What can toddlers do in winter without snow?
Snow-free winter days still have plenty: ice excavation in a baking dish, frozen-bubble experiments, indoor sensory bins with rice or dried beans, pretend-play snow days with cotton balls, baking and stirring sessions in the kitchen, flashlight scavenger hunts in dim rooms, and indoor obstacle courses with pillows and laundry baskets. Cold and dark days are perfect for sensory work — toddlers genuinely enjoy the routine of cozy indoor stations, especially when the activity has a clear beginning and end.
Are winter activities safe for 1 year olds?
Yes, with adjustments. One year olds can join outdoor play in proper layers but tire and chill faster, so 10-15 minutes is plenty. Inside, focus on warm-water play (lukewarm, not cold), soft-texture sensory bins (no small dried beans for under-2s — choking risk), and crawling-friendly obstacle courses. Skip activities involving small craft items, hot drinks within reach, or candles. Supervise at arm's length for any water or food-based activity.
How do I keep my toddler busy on a snow day stuck indoors?
Treat the day like a station rotation rather than one long block. Pick 4-5 activities — sensory bin, baking together, fort-building, story basket, gross-motor obstacle course — and rotate every 30-40 minutes with a snack or quiet-time break in between.

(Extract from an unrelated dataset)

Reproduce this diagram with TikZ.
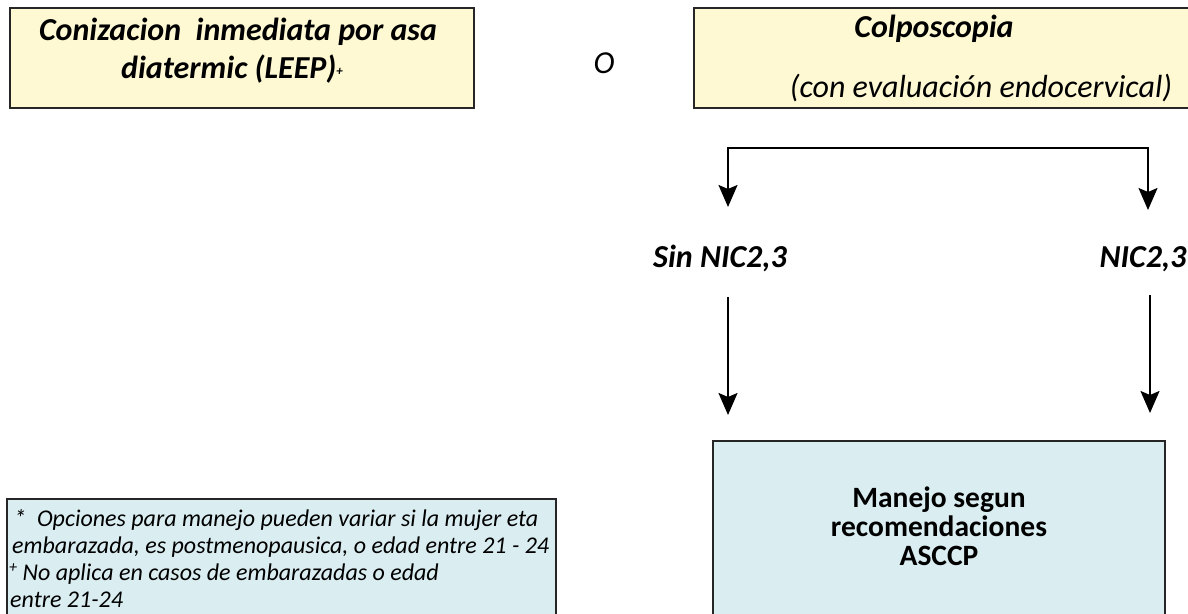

Toddlers handle long indoor stretches better when there is a rhythm. A simple visual schedule (drawn on a sticky note) helps reduce the constant 'what's next?' loop.
What is the Montessori approach to winter activities?
Montessori treats winter as an invitation to slow down, observe nature's quiet, and bring more real-world work indoors. That means inviting the child into seasonal practical-life tasks (peeling clementines, stirring soup, folding warm laundry, pouring warm drinks), preparing a winter nature shelf with pinecones and dried branches, and resisting the impulse to over-schedule. Outdoor time stays daily — Montessori environments in Scandinavia have toddlers napping outside in winter — but indoor activities lean toward purposeful work, not entertainment.